— Begin —

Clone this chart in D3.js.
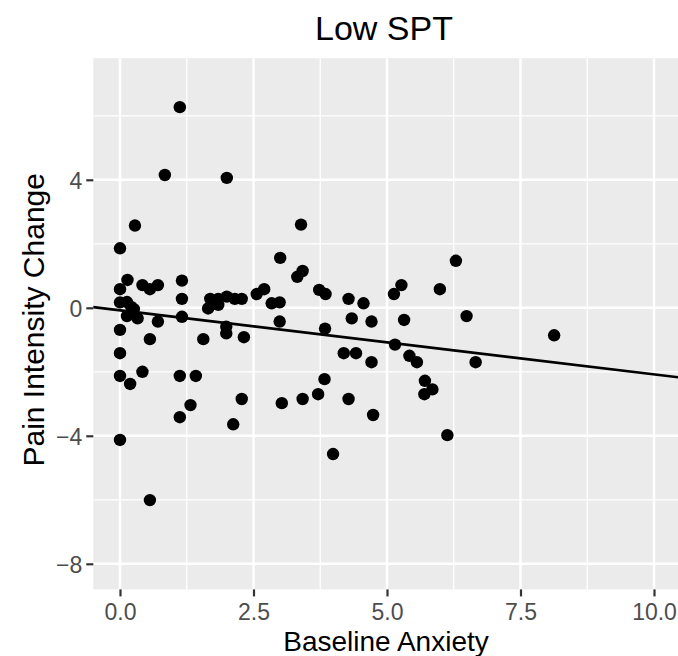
<!DOCTYPE html>
<html>
<head>
<meta charset="utf-8">
<script src="https://cdn.jsdelivr.net/npm/d3@7"></script>
<style>
  body { margin: 0; background: #fff; }
  text { font-family: "Liberation Sans", Arial, Helvetica, sans-serif; }
</style>
</head>
<body>
<script>
// baseline anxiety (x) and pain intensity change (y)
const anxiety = [
  1.12, 0.84, 2.00, 0.28, 3.39, 0.00, 3.00, 6.29, 3.32, 3.42,
  0.14, 0.00, 0.42, 0.56, 0.71, 1.16, 1.16, 0.00, 0.13, 0.21,
  0.26, 0.13, 0.33, 0.71, 1.16, 0.00, 0.56, 0.00, 1.56, 1.99,
  1.99, 2.32, 1.65, 1.69, 1.84, 2.00, 2.15, 2.28, 1.84, 2.56,
  2.70, 2.84, 2.99, 2.99, 3.73, 3.85, 4.28, 4.56, 4.34, 4.71,
  3.84, 5.13, 5.27, 5.32, 5.99, 6.49, 8.13, 5.15, 5.42, 5.56,
  6.66, 4.19, 4.42, 4.71, 3.83, 5.71, 5.85, 5.70, 3.03, 3.42,
  3.71, 4.28, 4.74, 6.13, 3.99, 0.00, 0.19, 0.42, 1.12, 1.42,
  1.32, 1.12, 2.28, 2.12, 0.00, 0.56
];
const painChange = [
  6.27, 4.15, 4.06, 2.57, 2.60, 1.86, 1.56, 1.47, 0.97, 1.15,
  0.87, 0.58, 0.71, 0.58, 0.71, 0.85, 0.28, 0.17, 0.18, 0.03,
  -0.04, -0.26, -0.33, -0.43, -0.28, -0.69, -0.98, -1.42, -0.98, -0.59,
  -0.80, -0.92, -0.02, 0.28, 0.28, 0.35, 0.28, 0.28, 0.09, 0.43,
  0.58, 0.14, 0.17, -0.43, 0.56, 0.43, 0.28, 0.14, -0.33, -0.43,
  -0.65, 0.43, 0.71, -0.38, 0.58, -0.26, -0.86, -1.15, -1.50, -1.70,
  -1.70, -1.42, -1.42, -1.70, -2.23, -2.28, -2.55, -2.70, -2.98, -2.85,
  -2.70, -2.85, -3.35, -3.98, -4.57, -2.13, -2.38, -2.00, -2.13, -2.13,
  -3.04, -3.42, -2.85, -3.64, -4.13, -6.01
];

// fitted line
const fitIntercept = -0.08, fitSlope = -0.2;

const xTicks = [0, 2.5, 5, 7.5, 10];
const xMinor = [1.25, 3.75, 6.25, 8.75];
const yTicks = [-8, -4, 0, 4];
const yMinor = [-6, -2, 2, 6];

const width = 678, height = 656;
const x = d3.scaleLinear().domain([-0.5, 10.5]).range([93.3, 680.7]);
const y = d3.scaleLinear().domain([-8.8, 7.8]).range([589.4, 58.2]);

const svg = d3.select("body").append("svg")
  .attr("width", width).attr("height", height);

svg.append("rect")
  .attr("x", x.range()[0]).attr("y", y.range()[1])
  .attr("width", x.range()[1] - x.range()[0])
  .attr("height", y.range()[0] - y.range()[1])
  .attr("fill", "#EBEBEB");

const grid = svg.append("g");
grid.selectAll(".xminor").data(xMinor).join("line")
  .attr("x1", d => x(d)).attr("x2", d => x(d))
  .attr("y1", y.range()[0]).attr("y2", y.range()[1])
  .attr("stroke", "#fff").attr("stroke-width", 1.3);
grid.selectAll(".yminor").data(yMinor).join("line")
  .attr("y1", d => y(d)).attr("y2", d => y(d))
  .attr("x1", x.range()[0]).attr("x2", x.range()[1])
  .attr("stroke", "#fff").attr("stroke-width", 1.3);
grid.selectAll(".xmajor").data(xTicks).join("line")
  .attr("x1", d => x(d)).attr("x2", d => x(d))
  .attr("y1", y.range()[0]).attr("y2", y.range()[1])
  .attr("stroke", "#fff").attr("stroke-width", 2.5);
grid.selectAll(".ymajor").data(yTicks).join("line")
  .attr("y1", d => y(d)).attr("y2", d => y(d))
  .attr("x1", x.range()[0]).attr("x2", x.range()[1])
  .attr("stroke", "#fff").attr("stroke-width", 2.5);

// points
const pts = anxiety.map((a, i) => ({ a: a, p: painChange[i] }));
svg.append("g").selectAll("circle").data(pts).join("circle")
  .attr("cx", d => x(d.a)).attr("cy", d => y(d.p))
  .attr("r", 6.2).attr("fill", "#000");

// regression line
const xd = x.domain();
svg.append("line")
  .attr("x1", x(xd[0])).attr("y1", y(fitIntercept + fitSlope * xd[0]))
  .attr("x2", x(xd[1])).attr("y2", y(fitIntercept + fitSlope * xd[1]))
  .attr("stroke", "#000").attr("stroke-width", 2.6);

// axes
const fmtX = d3.format(".1f");
const fmtY = d => d3.format("d")(d).replace("-", "\u2212");

const xAxis = svg.append("g")
  .attr("transform", `translate(0,${y.range()[0]})`)
  .call(d3.axisBottom(x).tickValues(xTicks).tickFormat(fmtX).tickSize(7).tickPadding(3));
const yAxis = svg.append("g")
  .attr("transform", `translate(${x.range()[0]},0)`)
  .call(d3.axisLeft(y).tickValues(yTicks).tickFormat(fmtY).tickSize(7).tickPadding(4));

[xAxis, yAxis].forEach(g => {
  g.select(".domain").remove();
  g.selectAll(".tick line").attr("stroke", "#333").attr("stroke-width", 2.2);
  g.selectAll(".tick text").attr("fill", "#4D4D4D")
    .style("font-size", "23px")
    .style("font-family", '"Liberation Sans", Arial, sans-serif');
});
xAxis.selectAll(".tick text").attr("dy", "0.88em");
yAxis.selectAll(".tick text").attr("dy", "0.36em");

// titles
svg.append("text")
  .attr("x", (x.range()[0] + x.range()[1]) / 2 - 3).attr("y", 40)
  .attr("text-anchor", "middle").style("font-size", "34px")
  .text("Low SPT");

svg.append("text")
  .attr("x", (x.range()[0] + x.range()[1]) / 2 - 1).attr("y", 651)
  .attr("text-anchor", "middle").style("font-size", "28px")
  .text("Baseline Anxiety");

svg.append("text")
  .attr("transform", `translate(44,${(y.range()[0] + y.range()[1]) / 2 - 4}) rotate(-90)`)
  .attr("text-anchor", "middle").style("font-size", "30px")
  .text("Pain Intensity Change");
</script>
</body>
</html>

— End —

■ **INSTRUCTION**
Reproduce the data word for word, excluding its pictures.

■ **FINAL RESULT**
Clone this chart in D3.js.
<!DOCTYPE html>
<html>
<head>
<meta charset="utf-8">
<script src="https://cdn.jsdelivr.net/npm/d3@7"></script>
<style>
  body { margin: 0; background: #fff; }
  text { font-family: "Liberation Sans", Arial, Helvetica, sans-serif; }
</style>
</head>
<body>
<script>
// baseline anxiety (x) and pain intensity change (y)
const anxiety = [
  1.12, 0.84, 2.00, 0.28, 3.39, 0.00, 3.00, 6.29, 3.32, 3.42,
  0.14, 0.00, 0.42, 0.56, 0.71, 1.16, 1.16, 0.00, 0.13, 0.21,
  0.26, 0.13, 0.33, 0.71, 1.16, 0.00, 0.56, 0.00, 1.56, 1.99,
  1.99, 2.32, 1.65, 1.69, 1.84, 2.00, 2.15, 2.28, 1.84, 2.56,
  2.70, 2.84, 2.99, 2.99, 3.73, 3.85, 4.28, 4.56, 4.34, 4.71,
  3.84, 5.13, 5.27, 5.32, 5.99, 6.49, 8.13, 5.15, 5.42, 5.56,
  6.66, 4.19, 4.42, 4.71, 3.83, 5.71, 5.85, 5.70, 3.03, 3.42,
  3.71, 4.28, 4.74, 6.13, 3.99, 0.00, 0.19, 0.42, 1.12, 1.42,
  1.32, 1.12, 2.28, 2.12, 0.00, 0.56
];
const painChange = [
  6.27, 4.15, 4.06, 2.57, 2.60, 1.86, 1.56, 1.47, 0.97, 1.15,
  0.87, 0.58, 0.71, 0.58, 0.71, 0.85, 0.28, 0.17, 0.18, 0.03,
  -0.04, -0.26, -0.33, -0.43, -0.28, -0.69, -0.98, -1.42, -0.98, -0.59,
  -0.80, -0.92, -0.02, 0.28, 0.28, 0.35, 0.28, 0.28, 0.09, 0.43,
  0.58, 0.14, 0.17, -0.43, 0.56, 0.43, 0.28, 0.14, -0.33, -0.43,
  -0.65, 0.43, 0.71, -0.38, 0.58, -0.26, -0.86, -1.15, -1.50, -1.70,
  -1.70, -1.42, -1.42, -1.70, -2.23, -2.28, -2.55, -2.70, -2.98, -2.85,
  -2.70, -2.85, -3.35, -3.98, -4.57, -2.13, -2.38, -2.00, -2.13, -2.13,
  -3.04, -3.42, -2.85, -3.64, -4.13, -6.01
];

// fitted line
const fitIntercept = -0.08, fitSlope = -0.2;

const xTicks = [0, 2.5, 5, 7.5, 10];
const xMinor = [1.25, 3.75, 6.25, 8.75];
const yTicks = [-8, -4, 0, 4];
const yMinor = [-6, -2, 2, 6];

const width = 678, height = 656;
const x = d3.scaleLinear().domain([-0.5, 10.5]).range([93.3, 680.7]);
const y = d3.scaleLinear().domain([-8.8, 7.8]).range([589.4, 58.2]);

const svg = d3.select("body").append("svg")
  .attr("width", width).attr("height", height);

svg.append("rect")
  .attr("x", x.range()[0]).attr("y", y.range()[1])
  .attr("width", x.range()[1] - x.range()[0])
  .attr("height", y.range()[0] - y.range()[1])
  .attr("fill", "#EBEBEB");

const grid = svg.append("g");
grid.selectAll(".xminor").data(xMinor).join("line")
  .attr("x1", d => x(d)).attr("x2", d => x(d))
  .attr("y1", y.range()[0]).attr("y2", y.range()[1])
  .attr("stroke", "#fff").attr("stroke-width", 1.3);
grid.selectAll(".yminor").data(yMinor).join("line")
  .attr("y1", d => y(d)).attr("y2", d => y(d))
  .attr("x1", x.range()[0]).attr("x2", x.range()[1])
  .attr("stroke", "#fff").attr("stroke-width", 1.3);
grid.selectAll(".xmajor").data(xTicks).join("line")
  .attr("x1", d => x(d)).attr("x2", d => x(d))
  .attr("y1", y.range()[0]).attr("y2", y.range()[1])
  .attr("stroke", "#fff").attr("stroke-width", 2.5);
grid.selectAll(".ymajor").data(yTicks).join("line")
  .attr("y1", d => y(d)).attr("y2", d => y(d))
  .attr("x1", x.range()[0]).attr("x2", x.range()[1])
  .attr("stroke", "#fff").attr("stroke-width", 2.5);

// points
const pts = anxiety.map((a, i) => ({ a: a, p: painChange[i] }));
svg.append("g").selectAll("circle").data(pts).join("circle")
  .attr("cx", d => x(d.a)).attr("cy", d => y(d.p))
  .attr("r", 6.2).attr("fill", "#000");

// regression line
const xd = x.domain();
svg.append("line")
  .attr("x1", x(xd[0])).attr("y1", y(fitIntercept + fitSlope * xd[0]))
  .attr("x2", x(xd[1])).attr("y2", y(fitIntercept + fitSlope * xd[1]))
  .attr("stroke", "#000").attr("stroke-width", 2.6);

// axes
const fmtX = d3.format(".1f");
const fmtY = d => d3.format("d")(d).replace("-", "\u2212");

const xAxis = svg.append("g")
  .attr("transform", `translate(0,${y.range()[0]})`)
  .call(d3.axisBottom(x).tickValues(xTicks).tickFormat(fmtX).tickSize(7).tickPadding(3));
const yAxis = svg.append("g")
  .attr("transform", `translate(${x.range()[0]},0)`)
  .call(d3.axisLeft(y).tickValues(yTicks).tickFormat(fmtY).tickSize(7).tickPadding(4));

[xAxis, yAxis].forEach(g => {
  g.select(".domain").remove();
  g.selectAll(".tick line").attr("stroke", "#333").attr("stroke-width", 2.2);
  g.selectAll(".tick text").attr("fill", "#4D4D4D")
    .style("font-size", "23px")
    .style("font-family", '"Liberation Sans", Arial, sans-serif');
});
xAxis.selectAll(".tick text").attr("dy", "0.88em");
yAxis.selectAll(".tick text").attr("dy", "0.36em");

// titles
svg.append("text")
  .attr("x", (x.range()[0] + x.range()[1]) / 2 - 3).attr("y", 40)
  .attr("text-anchor", "middle").style("font-size", "34px")
  .text("Low SPT");

svg.append("text")
  .attr("x", (x.range()[0] + x.range()[1]) / 2 - 1).attr("y", 651)
  .attr("text-anchor", "middle").style("font-size", "28px")
  .text("Baseline Anxiety");

svg.append("text")
  .attr("transform", `translate(44,${(y.range()[0] + y.range()[1]) / 2 - 4}) rotate(-90)`)
  .attr("text-anchor", "middle").style("font-size", "30px")
  .text("Pain Intensity Change");
</script>
</body>
</html>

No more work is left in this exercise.